What to do:
Please determine how many lines of the material include the word "this", and respond with nothing but that number.

(Items from a dataset)
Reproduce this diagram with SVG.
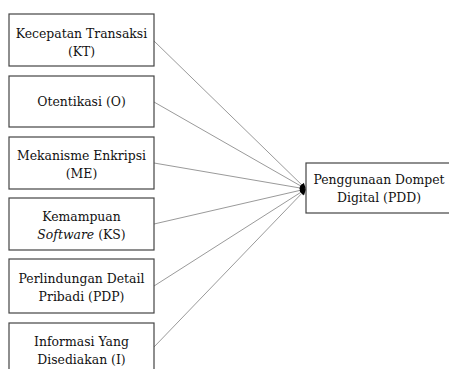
<svg xmlns="http://www.w3.org/2000/svg" width="449" height="369" viewBox="0 0 449 369">
<style>
.box{fill:#fff;stroke:#444;stroke-width:1.2}
text{font-family:'DejaVu Serif Condensed',serif;font-stretch:condensed;font-size:13.8px;fill:#111;text-anchor:middle}
.c{stroke:#9a9a9a;stroke-width:1;fill:none;marker-end:url(#ah)}
</style>
<defs>
<marker id="ah" viewBox="0 0 10 10" refX="10" refY="5" markerWidth="8" markerHeight="6" markerUnits="userSpaceOnUse" orient="auto">
<path d="M0,0 L10,5 L0,10 z" fill="#000"/>
</marker>
</defs>
<rect width="449" height="369" fill="#fff"/>
<g id="connectors">
<line class="c" x1="154" y1="41" x2="306" y2="189"/>
<line class="c" x1="154" y1="102" x2="306" y2="189"/>
<line class="c" x1="154" y1="163" x2="306" y2="189"/>
<line class="c" x1="154" y1="224" x2="306" y2="189"/>
<line class="c" x1="154" y1="286" x2="306" y2="189"/>
<line class="c" x1="154" y1="347" x2="306" y2="189"/>
</g>
<g id="KT">
<rect class="box" x="9" y="14" width="145" height="52"/>
<text x="81.5" y="37.5">Kecepatan Transaksi</text>
<text x="81.5" y="55.5">(KT)</text>
</g>
<g id="O">
<rect class="box" x="9" y="76" width="145" height="51"/>
<text x="81.5" y="106">Otentikasi (O)</text>
</g>
<g id="ME">
<rect class="box" x="9" y="137" width="145" height="52"/>
<text x="81.5" y="160">Mekanisme Enkripsi</text>
<text x="81.5" y="178">(ME)</text>
</g>
<g id="KS">
<rect class="box" x="9" y="198" width="145" height="52"/>
<text x="81.5" y="221">Kemampuan</text>
<text x="81.5" y="239"><tspan font-style="italic">Software</tspan> (KS)</text>
</g>
<g id="PDP">
<rect class="box" x="9" y="259" width="145" height="54"/>
<text x="81.5" y="283">Perlindungan Detail</text>
<text x="81.5" y="301">Pribadi (PDP)</text>
</g>
<g id="I">
<rect class="box" x="9" y="323" width="145" height="56"/>
<text x="81.5" y="346">Informasi Yang</text>
<text x="81.5" y="364">Disediakan (I)</text>
</g>
<g id="PDD">
<rect class="box" x="306" y="163" width="160" height="50"/>
<text x="379" y="184">Penggunaan Dompet</text>
<text x="379" y="202">Digital (PDD)</text>
</g>
</svg>
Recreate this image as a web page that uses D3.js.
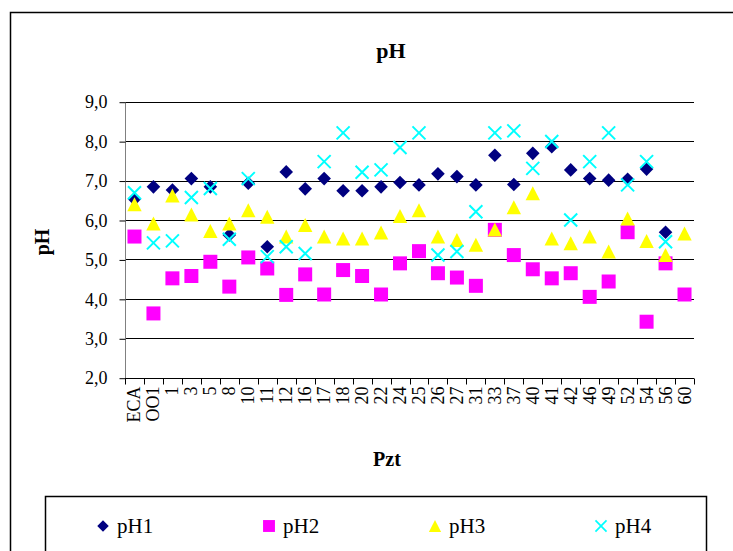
<!DOCTYPE html>
<html>
<head>
<meta charset="utf-8">
<script src="https://cdn.jsdelivr.net/npm/d3@7"></script>
<style>
	body { margin: 0; background: #fff; }
	svg { display: block; }
	svg text { font-family: 'Liberation Serif', 'Times New Roman', serif; }
</style>
</head>
<body>
<svg id="chart" width="733" height="551"></svg>
<script>
var CATEGORIES = ["ECA", "OO1", "1", "3", "5", "8", "10", "11", "12", "16", "17", "18", "20", "22", "24",
	"25", "26", "27", "31", "33", "37", "40", "41", "42", "46", "49", "52", "54", "56", "60"];

var PH1 = [6.53, 6.84, 6.76, 7.05, 6.84, 5.62, 6.93, 5.32, 7.22, 6.79, 7.05, 6.74, 6.74, 6.84, 6.95,
	6.89, 7.17, 7.10, 6.89, 7.64, 6.90, 7.69, 7.86, 7.27, 7.05, 7.01, 7.03, 7.29, 5.69, null];
var PH2 = [5.58, 3.63, 4.52, 4.58, 4.94, 4.31, 5.05, 4.77, 4.10, 4.62, 4.11, 4.73, 4.58, 4.11, 4.90,
	5.21, 4.65, 4.54, 4.33, 5.75, 5.11, 4.75, 4.52, 4.65, 4.05, 4.44, 5.69, 3.42, 4.90, 4.11];
var PH3 = [6.40, 5.91, 6.62, 6.14, 5.72, 5.91, 6.25, 6.08, 5.58, 5.87, 5.58, 5.53, 5.53, 5.68, 6.10,
	6.25, 5.58, 5.49, 5.37, 5.76, 6.32, 6.68, 5.53, 5.41, 5.58, 5.20, 6.04, 5.47, 5.11, 5.66];
var PH4 = [6.69, 5.42, 5.47, 6.57, 6.80, 5.51, 7.05, 5.07, 5.32, 5.15, 7.48, 8.21, 7.21, 7.27, 7.84,
	8.21, 5.11, 5.20, 6.21, 8.21, 8.26, 7.31, 7.99, 6.00, 7.48, 8.21, 6.89, 7.48, 5.45, null];

var SERIES_NAMES = ["pH1", "pH2", "pH3", "pH4"];
var Y_TICKS = [2, 3, 4, 5, 6, 7, 8, 9];

var FONT = "Liberation Serif";
var svg = d3.select("#chart").attr("font-family", FONT);

// marker shapes, centred on 0,0
var shapes = {
	pH1: { d: "M0,-6.8L6.8,0L0,6.8L-6.8,0Z", fill: "#000080", stroke: "none" },
	pH2: { d: "M-7,-7H7V7H-7Z", fill: "#ff00ff", stroke: "none" },
	pH3: { d: "M0,-7L7.2,7H-7.2Z", fill: "#ffff00", stroke: "none" },
	pH4: { d: "M-6.5,-6.5L6.5,6.5M6.5,-6.5L-6.5,6.5", fill: "none", stroke: "#00ffff" }
};
var seriesData = { pH1: PH1, pH2: PH2, pH3: PH3, pH4: PH4 };

// outer frame
svg.append("rect")
	.attr("x", 10.5).attr("y", 12.5)
	.attr("width", 760).attr("height", 600)
	.attr("fill", "none").attr("stroke", "#000").attr("stroke-width", 1.5);

var x = d3.scaleBand().domain(CATEGORIES).range([125, 694]).padding(0);
var y = d3.scaleLinear().domain([2, 9]).range([377.7, 101.7]);

// gridlines
svg.append("g").selectAll("line")
	.data(Y_TICKS.slice(1))
	.join("line")
	.attr("x1", 125).attr("x2", 694)
	.attr("y1", d => Math.round(y(d)) + 0.5).attr("y2", d => Math.round(y(d)) + 0.5)
	.attr("stroke", "#000").attr("stroke-width", 1);

// y axis
var yAxis = svg.append("g")
	.attr("transform", "translate(125.5,0.5)")
	.call(d3.axisLeft(y).tickValues(Y_TICKS).tickSize(6).tickPadding(12)
		.tickFormat(d => d3.format(".1f")(d).replace(".", ",")));
yAxis.attr("font-family", FONT).attr("font-size", 18);
yAxis.select(".domain").attr("stroke", "#808080").attr("d", "M0," + y(9) + "V" + y(2));
yAxis.selectAll(".tick line").attr("stroke", "#000");
yAxis.selectAll(".tick text")
	.attr("font-family", FONT).attr("font-size", 18).attr("fill", "#000");

// x axis
var xAxis = svg.append("g")
	.attr("transform", "translate(0," + (Math.round(y(2)) + 0.5) + ")");
xAxis.append("line")
	.attr("x1", 125).attr("x2", 694).attr("stroke", "#000");
xAxis.selectAll(".xt")
	.data(CATEGORIES.concat([null]))
	.join("line")
	.attr("class", "xt")
	.attr("x1", (d, i) => Math.round(125 + i * x.bandwidth()) + 0.5)
	.attr("x2", (d, i) => Math.round(125 + i * x.bandwidth()) + 0.5)
	.attr("y1", 0).attr("y2", 6)
	.attr("stroke", "#000");
xAxis.selectAll(".xl")
	.data(CATEGORIES)
	.join("text")
	.attr("class", "xl")
	.attr("transform", d => "translate(" + (x(d) + x.bandwidth() / 2 + 6) + ",8) rotate(-90)")
	.attr("text-anchor", "end")
	.attr("font-family", FONT)
	.attr("font-size", 18)
	.text(d => d);

// points
SERIES_NAMES.forEach(function(name) {
	var s = shapes[name];
	svg.append("g").selectAll("path")
		.data(seriesData[name].map((v, i) => ({ c: CATEGORIES[i], v: v })).filter(p => p.v != null))
		.join("path")
		.attr("transform", p => "translate(" + (x(p.c) + x.bandwidth() / 2) + "," + y(p.v) + ")")
		.attr("d", s.d)
		.attr("fill", s.fill)
		.attr("stroke", s.stroke)
		.attr("stroke-width", 2);
});

// titles
svg.append("text")
	.attr("x", 391).attr("y", 58)
	.attr("text-anchor", "middle")
	.attr("font-family", FONT)
	.attr("font-weight", "bold").attr("font-size", 22)
	.text("pH");
svg.append("text")
	.attr("transform", "translate(49,242) rotate(-90)")
	.attr("text-anchor", "middle")
	.attr("font-family", FONT)
	.attr("font-weight", "bold").attr("font-size", 20)
	.text("pH");
svg.append("text")
	.attr("x", 387).attr("y", 466)
	.attr("text-anchor", "middle")
	.attr("font-family", FONT)
	.attr("font-weight", "bold").attr("font-size", 20)
	.text("Pzt");

// legend
svg.append("rect")
	.attr("x", 45.5).attr("y", 496.5)
	.attr("width", 661).attr("height", 100)
	.attr("fill", "none").attr("stroke", "#000").attr("stroke-width", 1.5);

var legendX = d3.scalePoint().domain(SERIES_NAMES).range([103, 601]);
var item = svg.append("g").selectAll("g")
	.data(SERIES_NAMES)
	.join("g")
	.attr("transform", d => "translate(" + legendX(d) + ",526)");
item.append("path")
	.attr("d", d => shapes[d].d)
	.attr("transform", "scale(0.85)")
	.attr("fill", d => shapes[d].fill)
	.attr("stroke", d => shapes[d].stroke)
	.attr("stroke-width", 2);
item.append("text")
	.attr("x", 14).attr("y", 7)
	.attr("font-family", FONT)
	.attr("font-size", 21)
	.text(d => d);
</script>
</body>
</html>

The solution:
2